When FDJ Nouvelle-Aquitaine Futuroscope confirmed that none of Cecilie Uttrup Ludwig, Grace Brown or star of Flanders Brodie Chapman would be lining up for Sunday’s Amstel Gold Race, to many that signalled a significant blow to the team’s chances. Unlike teams like SD Worx or Trek-Segafredo, FDJ don’t have a huge wealth of top-level riders to call upon, so without three of their best, their team was weaker than they would have liked, but Marta Cavalli wasn’t. Maybe all she needed was a bit of freedom: no Uttrup Ludwig to look after, no expectations on her shoulders, no one marking her in the peloton. The script said it all went wrong for FDJ when Uttrup Ludwig pulled out, but Marta Cavalli made it all go right.
Michal Kwiatkowski’s win seems perfectly reasonable for the type of rider he is, but on paper it’s a diversion from his recent style. The Pole hasn’t won a one day race since 2017, instead morphing himself into one of INEOS Grenadiers’ best domestiques, always there to help a teammate to victory. And that’s what he was expected to do today, support the prodigious Tom Pidcock to the win he so sorely wanted here last year, to help write that perfect comeback story. But as we have established, the stories had other ideas today.
These pre-determined scripts we, the viewers, and they, the riders, write for races like Amstel can kill the racing, dampen the drama. They force riders into corners based on outcomes they think are predestined, but are often far from it. Cavalli shouldn’t have attacked because surely Van Vleuten and Vollering would catch her. Kwiatkowski and Cosnefroy shouldn’t have tired themselves out being aggressive when they had an in-form Mathieu van der Poel behind, who would obviously beat them in a sprint. Too often we see riders fail to attack because they’re scared of losing, scared of taking with them a rider who everyone has decided is ‘better’, more content to roll home seventh in a group than risk exploding and falling out of the top ten. “I had nothing to lose,” Cavalli said at the finish, something we perhaps don’t hear said enough.
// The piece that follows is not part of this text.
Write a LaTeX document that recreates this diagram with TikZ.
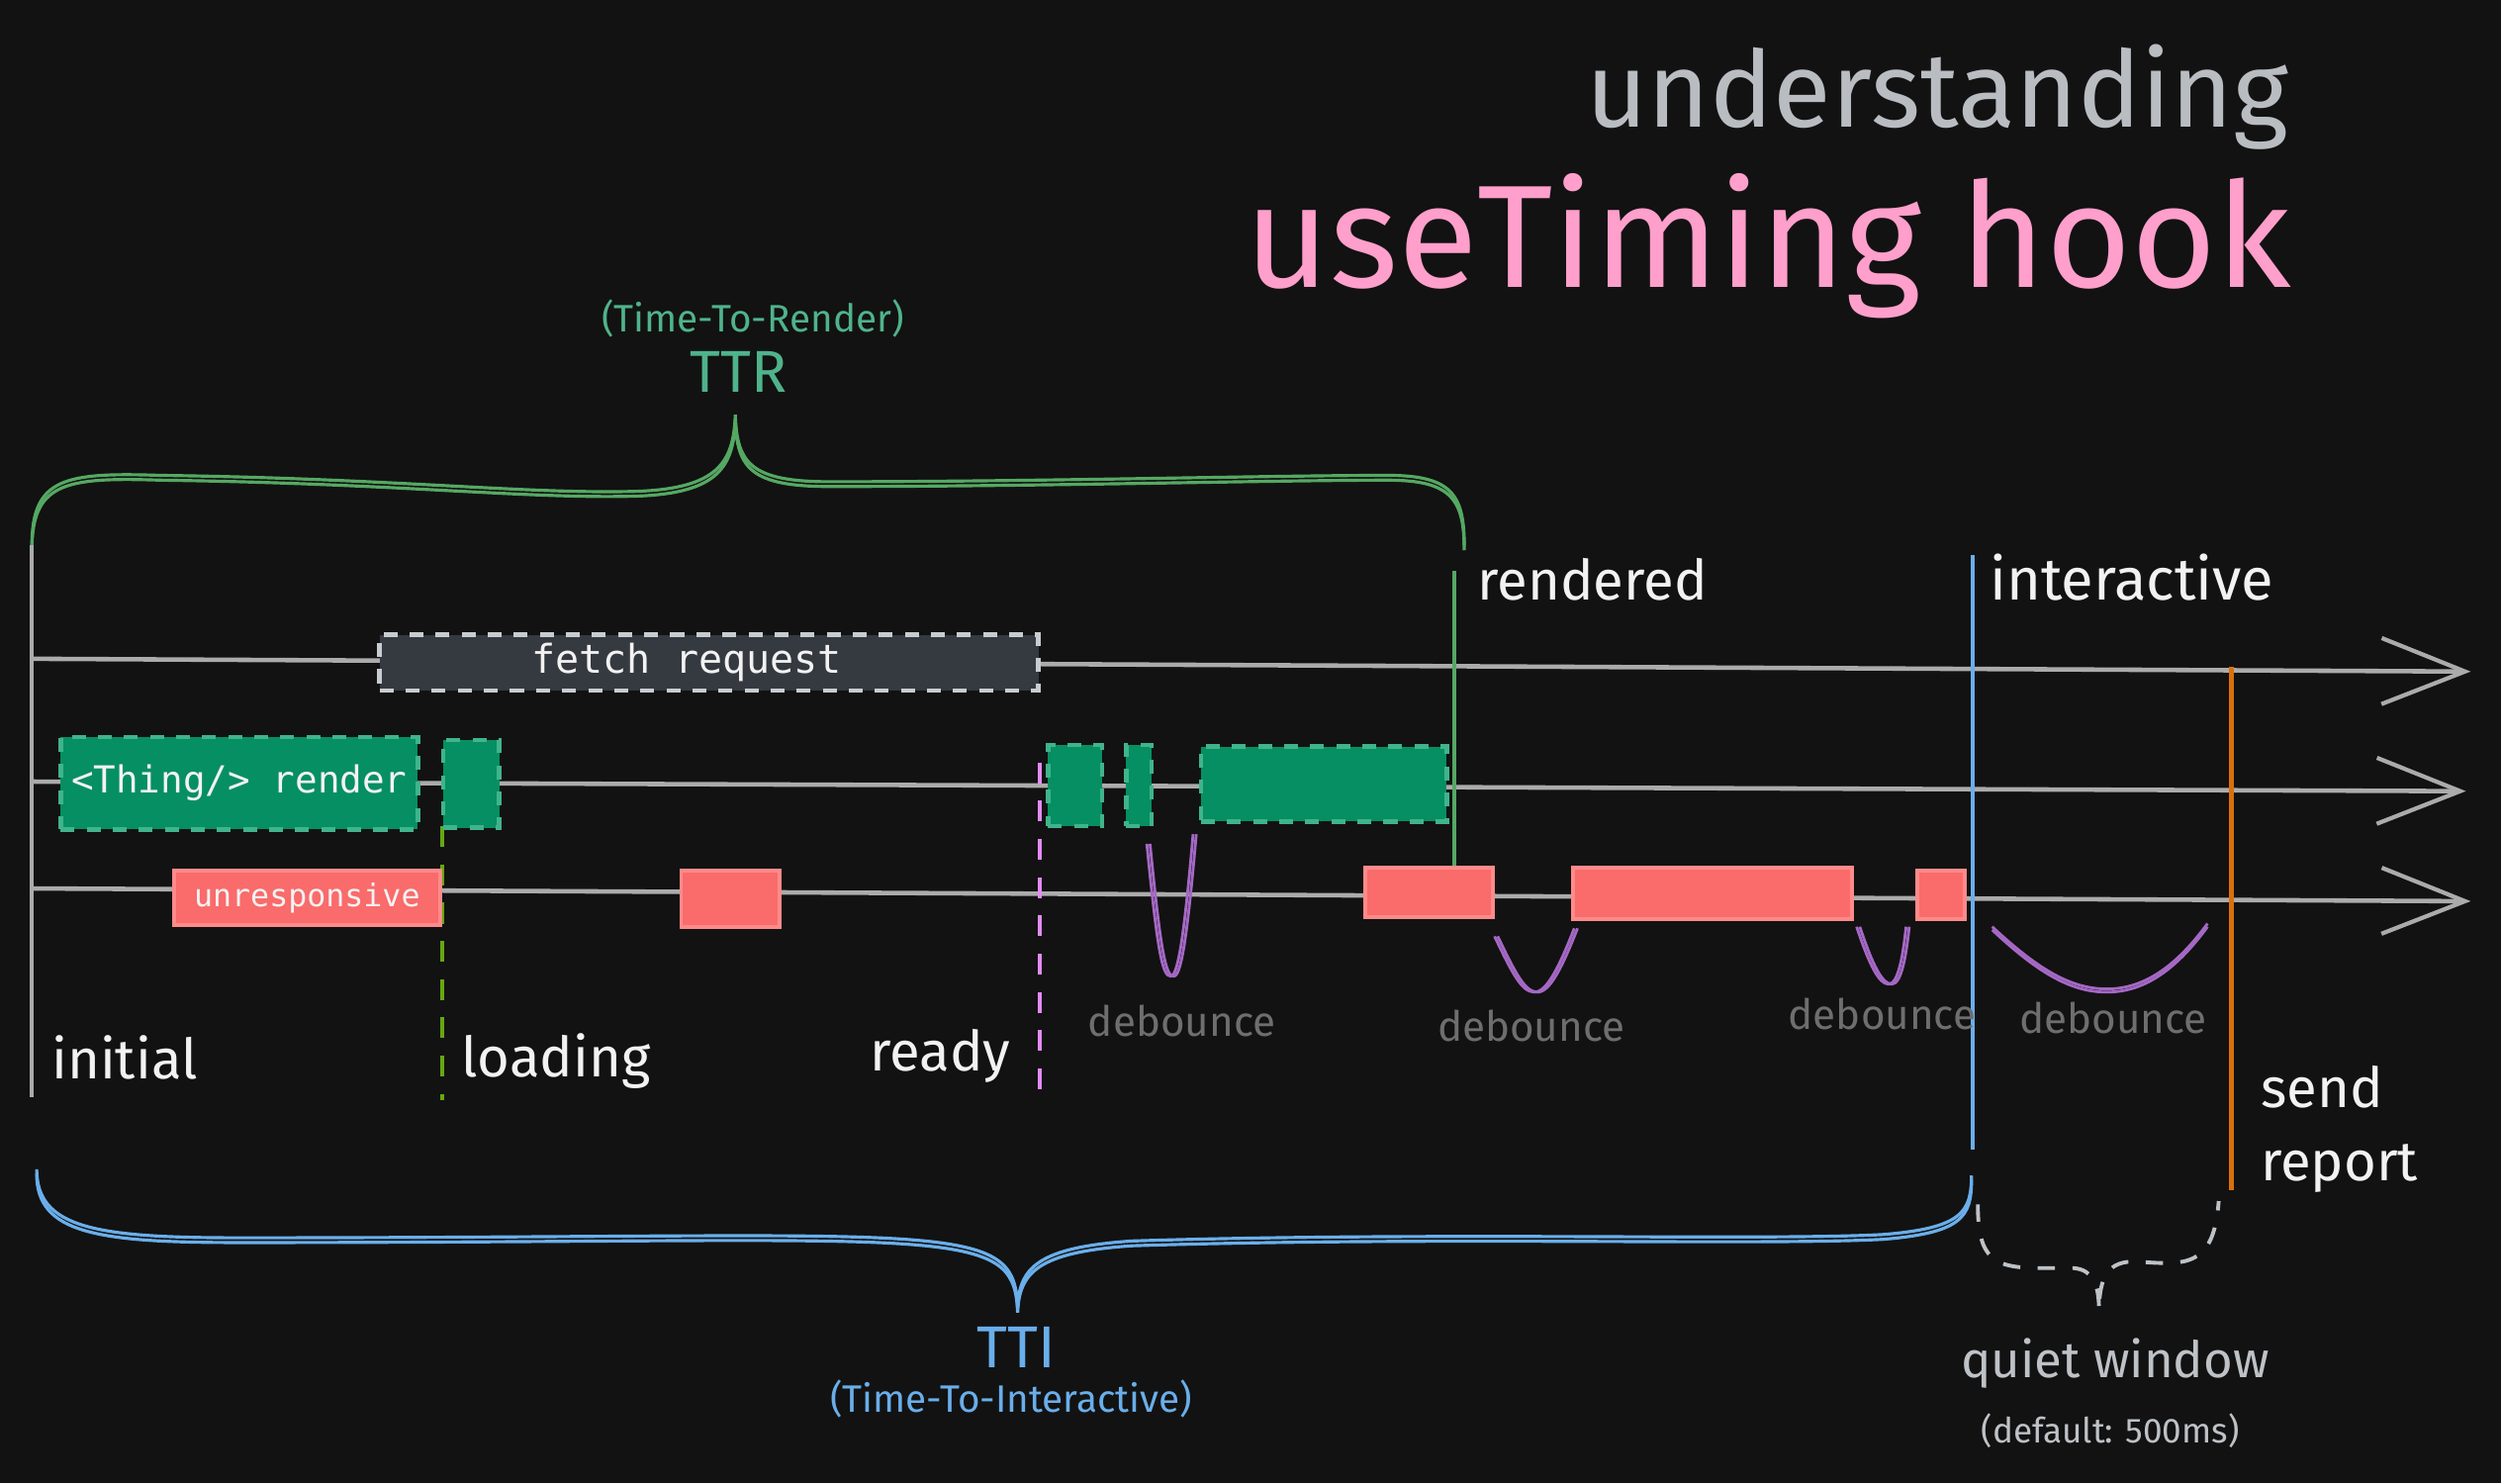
\documentclass[tikz,border=0pt]{standalone}
\usepackage{fontspec}
\setmainfont{Fira Sans}
\setmonofont{DejaVu Sans Mono}
\usetikzlibrary{arrows.meta,positioning}

\definecolor{bg}{HTML}{121212}
\definecolor{axis}{HTML}{ABABAB}
\definecolor{inkwhite}{HTML}{F2F2F2}
\definecolor{titlegray}{HTML}{B9BDC1}
\definecolor{hookpink}{HTML}{FF9FCB}
\definecolor{ttrgreen}{HTML}{4FB38C}
\definecolor{bracegreen}{HTML}{55A862}
\definecolor{ttiblue}{HTML}{6AAEEA}
\definecolor{fetchfill}{HTML}{343A40}
\definecolor{fetchedge}{HTML}{C8CCD0}
\definecolor{renderfill}{HTML}{068F63}
\definecolor{renderedge}{HTML}{40B48B}
\definecolor{busyfill}{HTML}{FA6B6B}
\definecolor{busyedge}{HTML}{FF8A8A}
\definecolor{debpurple}{HTML}{A468C4}
\definecolor{debgray}{HTML}{6E6E6E}
\definecolor{loadgreen}{HTML}{66A80F}
\definecolor{readypink}{HTML}{E38BF5}
\definecolor{sendorange}{HTML}{D9700C}
\definecolor{quietgray}{HTML}{BEC2C6}

\newcommand{\ux}{0.016122cm}

\begin{document}
\begin{tikzpicture}[x=\ux,y=-\ux,>=Stealth,
    lane/.style={draw=axis,line width=1.3pt,-{Straight Barb[length=24pt,width=19pt,line width=1.2pt]}},
    fetchbox/.style={fill=fetchfill,draw=fetchedge,line width=1.3pt,dash pattern=on 4pt off 3.5pt,
        text=inkwhite,font=\ttfamily\fontsize{11.4}{13}\selectfont,inner sep=0pt},
    renderbox/.style={fill=renderfill,draw=renderedge,line width=1.3pt,dash pattern=on 4pt off 3.5pt,
        text=inkwhite,font=\ttfamily\fontsize{10.7}{13}\selectfont,inner sep=0pt},
    busybox/.style={fill=busyfill,draw=busyedge,line width=1.1pt,
        text=inkwhite,font=\ttfamily\fontsize{9}{11}\selectfont,inner sep=0pt},
    lbl/.style={text=inkwhite,font=\fontsize{16}{21}\selectfont,inner sep=0pt},
    deblbl/.style={text=debgray,font=\fontsize{12}{14}\selectfont,inner sep=0pt},
    dip/.style={draw=debpurple,line width=0.8pt},
    ]
\fill[bg] (0,0) rectangle (1568,930);
\useasboundingbox (0,0) rectangle (1568,930);

% title
\node[anchor=base east,text=titlegray,font=\fontsize{30.5}{36}\selectfont,inner sep=0pt] (title) at (1435,80) {understanding};
\node[anchor=base east,text=hookpink,font=\fontsize{42}{50}\selectfont,inner sep=0pt] (hook) at (1437,180) {useTiming hook};

% TTR brace
\node[text=ttrgreen,font=\fontsize{11}{13}\selectfont,inner sep=0pt] (ttrlong) at (472,200) {(Time-To-Render)};
\node[text=ttrgreen,font=\fontsize{17}{20}\selectfont,inner sep=0pt] (ttr) at (463,233) {TTR};
\foreach \d in {0,3}
  \draw[bracegreen,line width=0.9pt,yshift=-\d*\ux]
    (20,342) .. controls (20,300) and (40,296) .. (100,298)
    .. controls (250,300) and (330,310) .. (400,308)
    .. controls (450,306) and (460,290) .. (461,260)
    .. controls (462,290) and (470,302) .. (520,302)
    .. controls (650,302) and (800,298) .. (870,298)
    .. controls (910,298) and (918,310) .. (918,342);

% lanes
\coordinate (f0) at (20,413); \coordinate (f1) at (1549,421);
\coordinate (r0) at (20,490); \coordinate (r1) at (1546,496);
\coordinate (u0) at (20,557); \coordinate (u1) at (1549,565);
\draw[lane] (f0) -- (f1);
\draw[lane] (r0) -- (r1);
\draw[lane] (u0) -- (u1);

% markers
\coordinate (initTop) at (20,342); \coordinate (initBot) at (20,688);
\coordinate (loadTop) at (277,518); \coordinate (loadBot) at (277,690);
\coordinate (readyTop) at (652,478); \coordinate (readyBot) at (652,688);
\coordinate (rendTop) at (912,358); \coordinate (rendBot) at (912,545);
\coordinate (interTop) at (1237,348); \coordinate (interBot) at (1237,721);
\coordinate (sendTop) at (1399,418); \coordinate (sendBot) at (1399,746);
\draw[axis,line width=1.2pt] (initTop) -- (initBot);
\draw[loadgreen,line width=1.1pt,dash pattern=on 6pt off 5pt] (loadTop) -- (loadBot);
\draw[readypink,line width=1.1pt,dash pattern=on 6pt off 5pt] (readyTop) -- (readyBot);
\draw[bracegreen,line width=1.1pt] (rendTop) -- (rendBot);
\draw[ttiblue,line width=1.2pt] (interTop) -- (interBot);
\draw[sendorange,line width=1.2pt] (sendTop) -- (sendBot);

% fetch
\node[fetchbox,minimum width=413*\ux,minimum height=35*\ux] (fetch) at (444.5,415.5) {fetch request\hspace*{0.45cm}};

% render
\node[renderbox,minimum width=224*\ux,minimum height=58*\ux] (rb1) at (150,491) {<Thing/> render};
\node[renderbox,minimum width=35*\ux,minimum height=55*\ux] (rb2) at (295.5,491.5) {};
\node[renderbox,minimum width=34*\ux,minimum height=51*\ux] (rb3) at (674,492.5) {};
\node[renderbox,minimum width=16*\ux,minimum height=51*\ux] (rb4) at (714,492.5) {};
\node[renderbox,minimum width=154*\ux,minimum height=47*\ux] (rb5) at (830,491.5) {};

% unresponsive
\node[busybox,minimum width=167*\ux,minimum height=34*\ux] (ub1) at (192.5,563) {unresponsive};
\node[busybox,minimum width=62*\ux,minimum height=35*\ux] (ub2) at (458,563.5) {};
\node[busybox,minimum width=80*\ux,minimum height=31*\ux] (ub3) at (896,559.5) {};
\node[busybox,minimum width=175*\ux,minimum height=32*\ux] (ub4) at (1073.5,560) {};
\node[busybox,minimum width=30*\ux,minimum height=30*\ux] (ub5) at (1217,561) {};

% debounce dips
\foreach \d in {0,2} {
  \draw[dip,xshift=\d*\ux] (719,529) .. controls (726,600) and (729,612) .. (734,612) .. controls (739,612) and (743,580) .. (748,523);
  \draw[dip,xshift=\d*\ux] (937,587) .. controls (948,610) and (954,622) .. (962,622) .. controls (970,622) and (978,605) .. (987,582);
  \draw[dip,xshift=\d*\ux] (1164,581) .. controls (1172,605) and (1178,617) .. (1184,617) .. controls (1190,617) and (1193,600) .. (1195,581);
  \draw[dip,yshift=-\d*\ux] (1249,581) .. controls (1280,610) and (1300,620) .. (1321,620) .. controls (1345,620) and (1365,605) .. (1384,579);
}
\node[deblbl] (deb1) at (741,640) {debounce};
\node[deblbl] (deb2) at (960,643) {debounce};
\node[deblbl] (deb3) at (1180,636) {debounce};
\node[deblbl] (deb4) at (1325,638) {debounce};

% state labels
\node[lbl,anchor=west] (initial) at (32,663) {initial};
\node[lbl,anchor=west] (loading) at (289,665) {loading};
\node[lbl,anchor=east] (ready) at (634,662) {ready};
\node[lbl,anchor=west] (rendered) at (926,363) {rendered};
\node[lbl,anchor=west,font=\fontsize{17}{21}\selectfont] (interactive) at (1247,362) {interactive};
\node[lbl,anchor=west,align=left] (send) at (1417,708) {send\\report};

% TTI brace
\foreach \d in {0,3}
  \draw[ttiblue,line width=0.9pt,yshift=-\d*\ux]
    (23,733) .. controls (23,770) and (60,776) .. (150,776)
    .. controls (400,776) and (520,772) .. (580,778)
    .. controls (630,783) and (637,795) .. (638,820)
    .. controls (639,795) and (650,782) .. (710,778)
    .. controls (900,772) and (1100,778) .. (1180,774)
    .. controls (1230,770) and (1236,760) .. (1236,737);
\node[text=ttiblue,font=\fontsize{17}{20}\selectfont,inner sep=0pt] (tti) at (637,845) {TTI};
\node[text=ttiblue,font=\fontsize{11}{13}\selectfont,inner sep=0pt] (ttilong) at (634,877) {(Time-To-Interactive)};

% quiet window
\draw[quietgray,line width=1.1pt,dash pattern=on 5pt off 5pt]
  (1240,755) .. controls (1240,790) and (1250,795) .. (1280,795)
  -- (1300,795) .. controls (1312,796) and (1316,805) .. (1316,822)
  .. controls (1316,800) and (1322,790) .. (1340,791)
  .. controls (1370,793) and (1388,795) .. (1391,753);
\node[text=quietgray,font=\fontsize{14.5}{17}\selectfont,inner sep=0pt] (quiet) at (1326,855) {quiet window};
\node[text=quietgray,font=\fontsize{10}{12}\selectfont,inner sep=0pt] (quietdef) at (1323,897) {(default: 500ms)};
\end{tikzpicture}
\end{document}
Of course, strength and speed were a big part of what delivered Marta Cavalli and Michal Kwiatkowski to victory on Sunday, a factor we can’t ignore is bravery. Both riders made bold moves, against groups they weren’t the strongest in, and committed to them for the ultimate pay off. Both riders knew they weren’t meant to win today, they knew the scripts as well as those of us watching at home did, but they weren’t afraid to rip them up. It’s true that the winner is often the favourite, but you don’t have to be the favourite to be the winner, you just have to take the risk.